İnsaf!
Çizgisini savunduğumuz Uğur Mumcu sağlığında hem aşırı milliyetçi Türkçüler, hem de aşırı milliyetçi Kürtçüler tarafından ölümle tehdit edilmedi mi?
İzinde yürüdüğümüz Cavit Orhan Tütengil, Turancı-Türkçüler tarafından sokak ortasında kurşunlanmadı mı?
Birlikte çalışmaktan onur duyduğumuz Onat Kutlar’ın yaşamına Kürtçü aşırı milliyetçiler tarafından son verilmedi mi?
Ustamız, aydınlanma bilgemiz İlhan Selçuk, Erdoğan iktidarı döneminde casusluk cemaatinin soruşturmalarına uğramadı mı?
Omuz omuza çalıştığımız Mustafa Balbay, Erdoğan iktidarının cemaat ile ortaklık yaptığı süreçte hapislerde yatmadı mı?
Erdoğan döneminde yazdığımız yazılar yüzünden hakkımızda yürütülen savcılık soruşturmaları ile yüz yüze gelmedik mi?
Bizler, Avrupa Birliği’ne raporlar yazıp binlerce Avro’yu cebine atan takımdan hiç olmadık doğrusu...
Saray egemenliğine giden yola “yetmez, ama evet” çiçekleri sermedik.
Avrupa fonlarından nemalanıp Cumhuriyet devrimlerine bıkkınlık verecek kadar düşmanlık yapmadık.

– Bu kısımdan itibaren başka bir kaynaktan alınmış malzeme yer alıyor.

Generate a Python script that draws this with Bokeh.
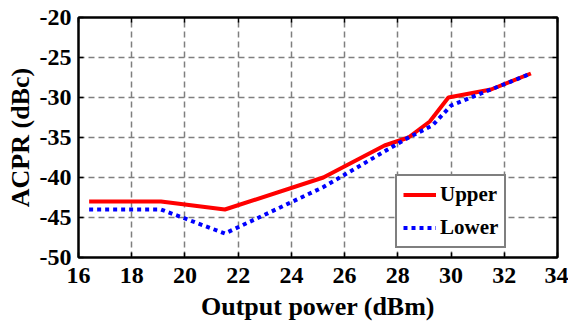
from bokeh.plotting import figure
from bokeh.models import FixedTicker, Legend, LegendItem, LinearAxis
from bokeh.embed import file_html
from bokeh.resources import INLINE

# Data
upper_x = [16.4, 19.1, 21.5, 25.2, 27.5, 28.4, 29.2, 29.9, 31.5, 33.0]
upper_y = [-43, -43, -44, -40, -36, -35, -33, -30, -29, -27]
lower_x = [16.4, 19.1, 21.5, 25.2, 28.4, 29.3, 30.0, 31.5, 33.0]
lower_y = [-44, -44, -47, -41.2, -35, -33.5, -31, -29, -27]
x_ticks = [16, 18, 20, 22, 24, 26, 28, 30, 32, 34]
y_ticks = [-50, -45, -40, -35, -30, -25, -20]

FONT = "Liberation Serif"

p = figure(width=568, height=323, x_range=(16, 34), y_range=(-50, -20),
           output_backend="svg", toolbar_location=None,
           min_border_left=78, min_border_right=11, min_border_top=17, min_border_bottom=50)

p.outline_line_color = "black"
p.outline_line_width = 2
p.background_fill_color = "white"
p.border_fill_color = "white"

for ax, ticks in ((p.xaxis, x_ticks), (p.yaxis, y_ticks)):
    ax.ticker = FixedTicker(ticks=ticks)
    ax.major_label_overrides = {t: str(t) for t in ticks}
    ax.major_label_text_font = FONT
    ax.major_label_text_font_style = "bold"
    ax.major_label_text_font_size = "24px"
    ax.major_label_text_color = "black"
    ax.axis_label_text_font = FONT
    ax.axis_label_text_font_style = "bold"
    ax.axis_label_text_font_size = "26px"
    ax.axis_label_text_color = "black"
    ax.axis_line_color = "black"
    ax.axis_line_width = 2
    ax.major_tick_in = 5
    ax.major_tick_out = 0
    ax.major_tick_line_width = 1.5
    ax.major_tick_line_color = "black"
    ax.minor_tick_line_color = None

p.xaxis.axis_label = "Output power (dBm)"
p.yaxis.axis_label = "ACPR (dBc)"
p.xaxis.major_label_standoff = 10
p.yaxis.major_label_standoff = 7
p.xaxis.axis_label_standoff = 6
p.yaxis.axis_label_standoff = 2

for loc, ticks in (("right", y_ticks), ("above", x_ticks)):
    a = LinearAxis(ticker=FixedTicker(ticks=ticks), major_label_text_color=None,
                   major_label_text_alpha=0,
                   major_label_standoff=0, major_tick_in=5, major_tick_out=0,
                   major_tick_line_width=1.5, minor_tick_line_color=None,
                   axis_line_color="black", axis_line_width=2)
    p.add_layout(a, loc)

for g in (p.xgrid, p.ygrid):
    g.grid_line_color = "#7f7f7f"
    g.grid_line_width = 1.5
    g.grid_line_dash = "6 4"
p.xgrid.ticker = FixedTicker(ticks=x_ticks)
p.ygrid.ticker = FixedTicker(ticks=y_ticks)

r_up = p.line(upper_x, upper_y, line_color="#ff0000", line_width=4)
r_lo = p.line(lower_x, lower_y, line_color="#0000ff", line_width=4, line_dash="4 4")

legend = Legend(items=[LegendItem(label="Upper", renderers=[r_up]),
                       LegendItem(label="Lower", renderers=[r_lo])],
                location=(317, 9))
legend.label_text_font = FONT
legend.label_text_font_style = "bold"
legend.label_text_font_size = "21px"
legend.label_text_color = "black"
legend.border_line_color = "black"
legend.border_line_width = 2
legend.background_fill_alpha = 1
legend.glyph_width = 33
legend.glyph_height = 25
legend.label_height = 25
legend.label_standoff = 4
legend.padding = 6
legend.spacing = 8
legend.margin = 0
p.add_layout(legend, "center")

open("out.html", "w").write(file_html(p, INLINE))
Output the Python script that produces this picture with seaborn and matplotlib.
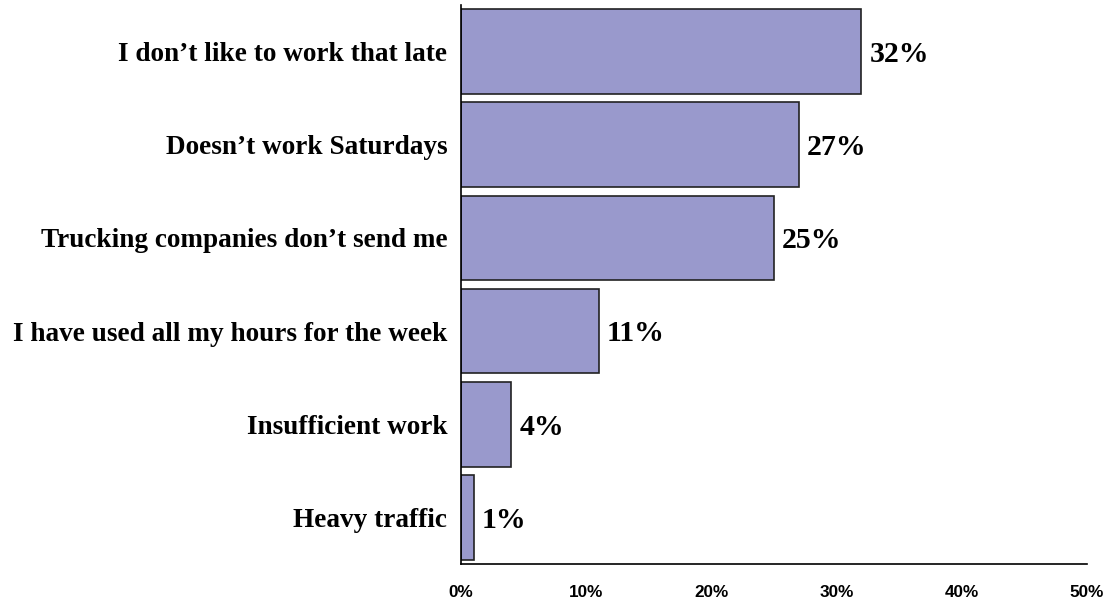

Yabancı devlet ajanslarının kaynakları ile gönderildiğimiz bir ülkenin işgalini övmedik.
Bizler, yurtsever miyiz?
Evet, yurtseveriz. Yurtta olup biten haksızlıkları, yolsuzlukları, eşitsizlikleri ne pahasına olursa olsun duyurmaya çalışırız.